È impressionante il gioco di spifferi e guerriglia comunicativa della giornata, con lo staff pentastellato attorno a Siri, come se fosse un pregiudicato che vuole rimanere attaccato ai banchi del governo. E quelli leghisti sullo sciacallaggio dell'alleato, il cui comportamento non si spiega con le logiche della politica, se uno non ha messo in conto le conseguenze più estreme: "Questi sono dei matti", "questa è gente pericolosa".

Quello dei Cinque Stelle è un attacco al cuore del salvinismo. Al cuore. Perché Armando Siri, non è uno dei tanti. È l'ideologo del nuovo corso, dello scetticismo nei confronti dell'Unione Europea, della tessitura dei rapporti con Bannon e del nuovo corso fiscale, incentrato sulla Flat Tax. Insomma, uno degli uomini di punta della nuova Lega, mal digerito anche all'interno dalla triade Giorgetti-Bitonci-Garavaglia che si è sentita scippata della titolarità del dossier economico. Ed è impossibile far finta di niente perché la vicenda è tutt'altro che chiusa. Siri non alcuna intenzione di dimettersi, perché Salvini gli ha chiesto di restare fermo dove è. E nel corso del più drammatico cdm di questa legislatura, ha chiesto che gli venissero riattribuirgli le deleghe.

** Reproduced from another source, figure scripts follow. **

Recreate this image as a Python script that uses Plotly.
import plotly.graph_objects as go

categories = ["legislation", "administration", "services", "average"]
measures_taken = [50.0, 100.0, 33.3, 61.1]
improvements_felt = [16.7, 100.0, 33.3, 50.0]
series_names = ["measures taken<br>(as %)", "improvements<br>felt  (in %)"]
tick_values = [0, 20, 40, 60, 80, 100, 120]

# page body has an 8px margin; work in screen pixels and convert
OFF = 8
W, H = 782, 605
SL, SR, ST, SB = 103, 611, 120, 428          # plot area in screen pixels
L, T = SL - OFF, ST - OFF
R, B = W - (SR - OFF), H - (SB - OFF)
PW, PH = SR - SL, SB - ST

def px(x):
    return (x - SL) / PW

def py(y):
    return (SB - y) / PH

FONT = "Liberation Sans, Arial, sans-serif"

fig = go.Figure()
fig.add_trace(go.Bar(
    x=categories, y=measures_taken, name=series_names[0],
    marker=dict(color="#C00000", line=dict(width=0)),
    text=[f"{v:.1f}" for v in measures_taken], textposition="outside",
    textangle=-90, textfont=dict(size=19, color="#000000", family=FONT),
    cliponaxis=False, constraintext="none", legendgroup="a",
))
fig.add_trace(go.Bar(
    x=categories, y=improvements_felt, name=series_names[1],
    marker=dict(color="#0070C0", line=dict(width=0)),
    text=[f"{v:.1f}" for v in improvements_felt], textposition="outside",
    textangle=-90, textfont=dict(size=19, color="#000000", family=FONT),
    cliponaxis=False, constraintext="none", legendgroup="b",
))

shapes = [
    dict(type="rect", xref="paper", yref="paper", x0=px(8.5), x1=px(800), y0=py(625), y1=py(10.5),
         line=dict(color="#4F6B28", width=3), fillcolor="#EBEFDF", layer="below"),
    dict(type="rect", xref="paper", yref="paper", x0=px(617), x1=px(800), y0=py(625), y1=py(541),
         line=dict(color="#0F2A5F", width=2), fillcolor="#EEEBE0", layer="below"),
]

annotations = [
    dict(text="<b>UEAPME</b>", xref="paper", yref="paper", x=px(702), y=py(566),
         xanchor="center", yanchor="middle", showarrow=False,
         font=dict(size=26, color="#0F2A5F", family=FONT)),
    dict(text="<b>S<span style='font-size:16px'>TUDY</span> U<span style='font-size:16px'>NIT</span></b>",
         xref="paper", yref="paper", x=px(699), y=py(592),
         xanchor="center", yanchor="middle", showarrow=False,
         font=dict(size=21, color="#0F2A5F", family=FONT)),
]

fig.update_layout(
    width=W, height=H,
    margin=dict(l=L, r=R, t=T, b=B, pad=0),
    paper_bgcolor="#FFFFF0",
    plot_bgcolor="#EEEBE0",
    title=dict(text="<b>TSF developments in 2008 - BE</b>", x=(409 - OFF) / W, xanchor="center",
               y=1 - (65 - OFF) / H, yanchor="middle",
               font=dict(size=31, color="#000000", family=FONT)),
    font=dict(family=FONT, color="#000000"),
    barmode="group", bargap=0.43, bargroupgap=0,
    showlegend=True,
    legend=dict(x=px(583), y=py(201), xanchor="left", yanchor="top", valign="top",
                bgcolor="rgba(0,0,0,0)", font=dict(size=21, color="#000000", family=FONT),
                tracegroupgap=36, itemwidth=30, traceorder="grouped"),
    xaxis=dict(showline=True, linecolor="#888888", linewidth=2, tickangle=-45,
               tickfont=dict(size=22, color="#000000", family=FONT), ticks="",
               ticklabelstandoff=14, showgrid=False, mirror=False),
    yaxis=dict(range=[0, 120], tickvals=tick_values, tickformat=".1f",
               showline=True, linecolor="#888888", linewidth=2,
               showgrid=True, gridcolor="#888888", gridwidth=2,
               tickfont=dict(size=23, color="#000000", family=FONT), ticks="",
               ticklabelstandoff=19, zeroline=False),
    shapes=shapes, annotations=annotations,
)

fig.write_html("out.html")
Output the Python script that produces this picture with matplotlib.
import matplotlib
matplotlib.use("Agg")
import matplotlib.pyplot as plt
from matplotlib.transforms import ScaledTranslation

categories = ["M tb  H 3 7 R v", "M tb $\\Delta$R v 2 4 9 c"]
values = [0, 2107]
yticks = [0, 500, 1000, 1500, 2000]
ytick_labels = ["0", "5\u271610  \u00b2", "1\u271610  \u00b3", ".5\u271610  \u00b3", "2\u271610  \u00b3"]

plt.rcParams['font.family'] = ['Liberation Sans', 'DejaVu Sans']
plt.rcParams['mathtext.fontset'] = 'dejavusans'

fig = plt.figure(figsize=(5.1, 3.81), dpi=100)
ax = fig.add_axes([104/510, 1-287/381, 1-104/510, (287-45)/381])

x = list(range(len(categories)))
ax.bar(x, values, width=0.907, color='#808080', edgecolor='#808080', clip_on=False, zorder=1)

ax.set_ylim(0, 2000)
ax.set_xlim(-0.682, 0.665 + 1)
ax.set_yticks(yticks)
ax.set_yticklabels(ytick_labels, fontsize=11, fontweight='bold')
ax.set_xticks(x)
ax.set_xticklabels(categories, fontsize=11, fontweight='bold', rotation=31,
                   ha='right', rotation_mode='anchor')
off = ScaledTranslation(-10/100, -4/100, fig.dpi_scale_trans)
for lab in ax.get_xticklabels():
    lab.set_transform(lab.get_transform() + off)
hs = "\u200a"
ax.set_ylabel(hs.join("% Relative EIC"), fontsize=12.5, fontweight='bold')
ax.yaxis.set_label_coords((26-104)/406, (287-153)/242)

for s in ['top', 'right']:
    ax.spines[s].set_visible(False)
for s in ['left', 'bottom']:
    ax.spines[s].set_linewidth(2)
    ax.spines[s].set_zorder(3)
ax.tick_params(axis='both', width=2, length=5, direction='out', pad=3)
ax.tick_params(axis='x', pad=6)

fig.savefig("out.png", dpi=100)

È chiaro che il governo non cadrà su Siri, il cui destino è appeso, innanzitutto agli sviluppi dell'inchiesta, ma è evidente che siamo di fronte al più classico dei "volta-pagina". Raramente, all'interno della Lega, il tema del ritorno al voto, nella finestra di ottobre, è entrato così prepotentemente nelle riunioni di giornata. Definire "governo" questa dinamica è ormai azzardato, anche definirla campagna elettorale è ardito. I leghisti dicono che "siamo alla pazzia". Se lo dicono loro, la definizione va presa per buona.